In MOS integrated circuits, each individual MOS transistor is surrounded by a thick oxide area formed over the same surface of the substrate. This thick oxide area is called the field oxide, or simply the field. The electrical leads interconnecting the individual MOS transistors pass over this field oxide. If the voltage level of such interconnects with respect to the substrate is sufficiently high, a conducting channel may be formed where none is intended, e.g., a conducting channel between two adjacent MOS transistors which are meant to operate independently. The resulting parasitic transistor is called a field inversion transistor, and the process is called field inversion.
Field inversion is a particularly severe problem in N-channel MOS devices because the ratio between the threshold voltage causing undesirable field inversion and the threshold voltage causing the desirable inversion under the gate of a transistor is typically considerably lower than for P-channel devices. Various techniques have been used in the past in an effort to combat the field inversion problem in N-channel devices. For example, the thickness of the field oxide has been increased as compared to the thickness of the gate oxide so as to raise the ratio between the field and gate threshold voltages. However, there are processing and cost limitations on how thick the field oxide can be made. The liklihood of field inversion can also be reduced by lowering the gate voltage, but this decreases the performance of the device. It is also known that if the doping concentration of the substrate under the field oxide is sufficiently high, e.g., corresponding to less than 1 ohm centimeter resistivity, the field inversion properties of the resulting device would be adequate. In practice, however, the bulk substrate doping level can not be chosen this high because of body effect and mobility reduction, which result in degraded performance.

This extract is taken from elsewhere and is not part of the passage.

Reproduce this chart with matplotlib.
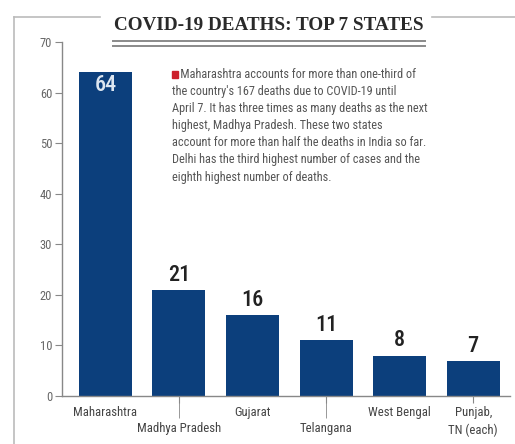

Based on knowing that high dopant concentration under the field oxide is desirable, it has been proposed to selectively dope the substrate, i.e., to have the bulk of the substrate at relatively low doping concentration and the portions of the substrate immediately below the field oxide at relatively high dopant concentration. One way to achieve selective doping of this type is by highly accurate ion-implantation. There is, however, one serious problem with such ion-implantation: in order to selectively ionimplant, it is necessary to mask the region where the implant is not wanted with a mask of photoresist, oxide or metal delineated with the desired pattern, and -- when the mask is removed -- it becomes very difficult to align the implant regions with the mask used in subsequent photomasking steps. It therefore becomes necessary to use extra masks merely for the purpose of providing registration marks. Another technique for selective doping for field inversion control is discussed in U.S. Pat. No. 3,751,722 and involves silicon nitride masking. It is well known, however, that processes using silicon nitride masking steps are less reliable and more difficult than processes using, for example, only silicon oxide masking. Thus, while it is known that selective doping can be useful for field inversion control, there is still a need for providing selective doping by a reliable and more practical process.